:: What this task involves ::
Return each line of the data below verbatim; pictures are to be left out.

:: Information shown ::

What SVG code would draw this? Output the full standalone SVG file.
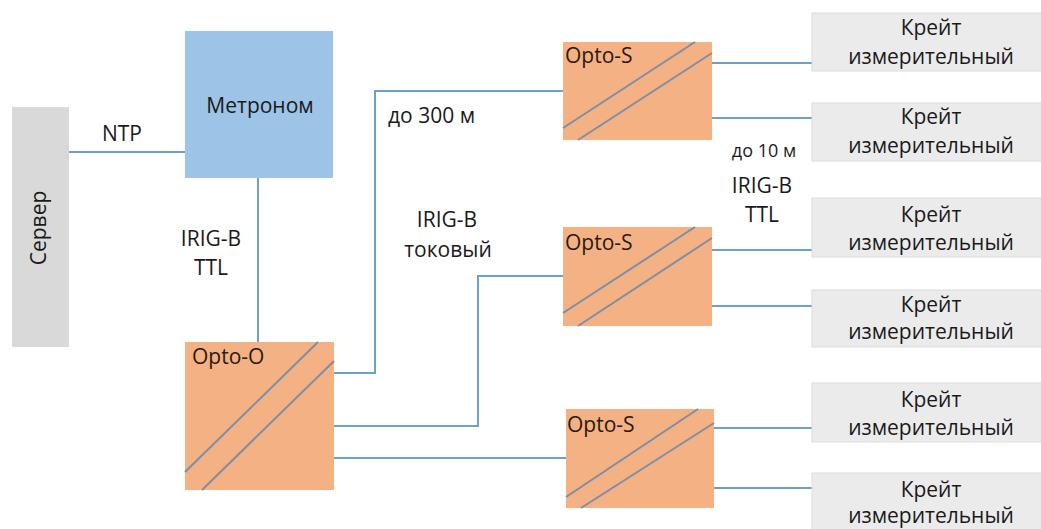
<svg xmlns="http://www.w3.org/2000/svg" width="1041" height="529" viewBox="0 0 1041 529">
<style>
text{font-family:"Open Sans","Liberation Sans",sans-serif;font-size:21px;fill:#1a1a1a}
.c{text-anchor:middle}
.link{fill:none;stroke:#6f9fcc;stroke-width:2}
.opto{fill:#f4b183}
.diag{stroke:#7d8ea6;stroke-width:2}
.crate{fill:#ebebeb;stroke:#dcdcdc;stroke-width:1}
.otext{fill:#2a1a10}
</style>
<rect width="1041" height="529" fill="#ffffff"/>
<g id="connectors">
<path class="link" d="M69,152 H185"/>
<path class="link" d="M258,178 V342"/>
<path class="link" d="M334,373 H375 V91 H563"/>
<path class="link" d="M334,426 H478 V276 H563"/>
<path class="link" d="M334,458 H566"/>
<path class="link" d="M712,63 H812 M712,118 H812"/>
<path class="link" d="M712,250 H812 M712,306 H812"/>
<path class="link" d="M714,428 H812 M714,488 H812"/>
</g>
<g id="labels">
<text class="c" x="122" y="141">NTP</text>
<text class="c" x="211" y="246">IRIG-B</text>
<text class="c" x="211" y="275">TTL</text>
<text x="388" y="123">до 300 м</text>
<text class="c" x="447" y="227">IRIG-B</text>
<text class="c" x="448" y="257">токовый</text>
<text class="c" x="764" y="157" style="font-size:18px">до 10 м</text>
<text class="c" x="762" y="193">IRIG-B</text>
<text class="c" x="762" y="222">TTL</text>
</g>
<g id="server">
<rect x="12" y="107" width="57" height="240" fill="#d9d9d9"/>
<text class="c" transform="translate(46,228) rotate(-90)">Сервер</text>
</g>
<g id="metronom">
<rect x="185" y="31" width="148" height="147" fill="#9dc3e6"/>
<text class="c" x="260" y="113">Метроном</text>
</g>
<g id="opto-o">
<rect class="opto" x="185" y="342" width="149" height="148"/>
<line class="diag" x1="185" y1="472" x2="318" y2="342"/>
<line class="diag" x1="202" y1="490" x2="334" y2="361"/>
<text class="otext" x="192" y="364">Opto-O</text>
</g>
<g id="opto-s1">
<rect class="opto" x="563" y="42" width="149" height="98"/>
<line class="diag" x1="563" y1="128" x2="695" y2="42"/>
<line class="diag" x1="578" y1="140" x2="712" y2="53"/>
<text class="otext" x="565" y="63">Opto-S</text>
</g>
<g id="opto-s2">
<rect class="opto" x="563" y="227" width="149" height="99"/>
<line class="diag" x1="563" y1="313" x2="695" y2="227"/>
<line class="diag" x1="578" y1="326" x2="712" y2="238"/>
<text class="otext" x="565" y="250">Opto-S</text>
</g>
<g id="opto-s3">
<rect class="opto" x="566" y="409" width="148" height="99"/>
<line class="diag" x1="566" y1="497" x2="698" y2="409"/>
<line class="diag" x1="581" y1="508" x2="714" y2="423"/>
<text class="otext" x="567" y="432">Opto-S</text>
</g>
<g id="crate1">
<rect class="crate" x="812" y="13" width="232" height="58"/>
<text class="c" x="931" y="35">Крейт</text>
<text class="c" x="931" y="64">измерительный</text>
</g>
<g id="crate2">
<rect class="crate" x="812" y="103" width="232" height="58"/>
<text class="c" x="931" y="124">Крейт</text>
<text class="c" x="931" y="153">измерительный</text>
</g>
<g id="crate3">
<rect class="crate" x="812" y="198" width="232" height="59"/>
<text class="c" x="931" y="222">Крейт</text>
<text class="c" x="931" y="250">измерительный</text>
</g>
<g id="crate4">
<rect class="crate" x="812" y="290" width="232" height="57"/>
<text class="c" x="931" y="312">Крейт</text>
<text class="c" x="931" y="339">измерительный</text>
</g>
<g id="crate5">
<rect class="crate" x="812" y="383" width="232" height="59"/>
<text class="c" x="931" y="407">Крейт</text>
<text class="c" x="931" y="435">измерительный</text>
</g>
<g id="crate6">
<rect class="crate" x="812" y="473" width="232" height="62"/>
<text class="c" x="931" y="497">Крейт</text>
<text class="c" x="931" y="523">измерительный</text>
</g>
</svg>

:: Solution ::
What SVG code would draw this? Output the full standalone SVG file.
<svg xmlns="http://www.w3.org/2000/svg" width="1041" height="529" viewBox="0 0 1041 529">
<style>
text{font-family:"Open Sans","Liberation Sans",sans-serif;font-size:21px;fill:#1a1a1a}
.c{text-anchor:middle}
.link{fill:none;stroke:#6f9fcc;stroke-width:2}
.opto{fill:#f4b183}
.diag{stroke:#7d8ea6;stroke-width:2}
.crate{fill:#ebebeb;stroke:#dcdcdc;stroke-width:1}
.otext{fill:#2a1a10}
</style>
<rect width="1041" height="529" fill="#ffffff"/>
<g id="connectors">
<path class="link" d="M69,152 H185"/>
<path class="link" d="M258,178 V342"/>
<path class="link" d="M334,373 H375 V91 H563"/>
<path class="link" d="M334,426 H478 V276 H563"/>
<path class="link" d="M334,458 H566"/>
<path class="link" d="M712,63 H812 M712,118 H812"/>
<path class="link" d="M712,250 H812 M712,306 H812"/>
<path class="link" d="M714,428 H812 M714,488 H812"/>
</g>
<g id="labels">
<text class="c" x="122" y="141">NTP</text>
<text class="c" x="211" y="246">IRIG-B</text>
<text class="c" x="211" y="275">TTL</text>
<text x="388" y="123">до 300 м</text>
<text class="c" x="447" y="227">IRIG-B</text>
<text class="c" x="448" y="257">токовый</text>
<text class="c" x="764" y="157" style="font-size:18px">до 10 м</text>
<text class="c" x="762" y="193">IRIG-B</text>
<text class="c" x="762" y="222">TTL</text>
</g>
<g id="server">
<rect x="12" y="107" width="57" height="240" fill="#d9d9d9"/>
<text class="c" transform="translate(46,228) rotate(-90)">Сервер</text>
</g>
<g id="metronom">
<rect x="185" y="31" width="148" height="147" fill="#9dc3e6"/>
<text class="c" x="260" y="113">Метроном</text>
</g>
<g id="opto-o">
<rect class="opto" x="185" y="342" width="149" height="148"/>
<line class="diag" x1="185" y1="472" x2="318" y2="342"/>
<line class="diag" x1="202" y1="490" x2="334" y2="361"/>
<text class="otext" x="192" y="364">Opto-O</text>
</g>
<g id="opto-s1">
<rect class="opto" x="563" y="42" width="149" height="98"/>
<line class="diag" x1="563" y1="128" x2="695" y2="42"/>
<line class="diag" x1="578" y1="140" x2="712" y2="53"/>
<text class="otext" x="565" y="63">Opto-S</text>
</g>
<g id="opto-s2">
<rect class="opto" x="563" y="227" width="149" height="99"/>
<line class="diag" x1="563" y1="313" x2="695" y2="227"/>
<line class="diag" x1="578" y1="326" x2="712" y2="238"/>
<text class="otext" x="565" y="250">Opto-S</text>
</g>
<g id="opto-s3">
<rect class="opto" x="566" y="409" width="148" height="99"/>
<line class="diag" x1="566" y1="497" x2="698" y2="409"/>
<line class="diag" x1="581" y1="508" x2="714" y2="423"/>
<text class="otext" x="567" y="432">Opto-S</text>
</g>
<g id="crate1">
<rect class="crate" x="812" y="13" width="232" height="58"/>
<text class="c" x="931" y="35">Крейт</text>
<text class="c" x="931" y="64">измерительный</text>
</g>
<g id="crate2">
<rect class="crate" x="812" y="103" width="232" height="58"/>
<text class="c" x="931" y="124">Крейт</text>
<text class="c" x="931" y="153">измерительный</text>
</g>
<g id="crate3">
<rect class="crate" x="812" y="198" width="232" height="59"/>
<text class="c" x="931" y="222">Крейт</text>
<text class="c" x="931" y="250">измерительный</text>
</g>
<g id="crate4">
<rect class="crate" x="812" y="290" width="232" height="57"/>
<text class="c" x="931" y="312">Крейт</text>
<text class="c" x="931" y="339">измерительный</text>
</g>
<g id="crate5">
<rect class="crate" x="812" y="383" width="232" height="59"/>
<text class="c" x="931" y="407">Крейт</text>
<text class="c" x="931" y="435">измерительный</text>
</g>
<g id="crate6">
<rect class="crate" x="812" y="473" width="232" height="62"/>
<text class="c" x="931" y="497">Крейт</text>
<text class="c" x="931" y="523">измерительный</text>
</g>
</svg>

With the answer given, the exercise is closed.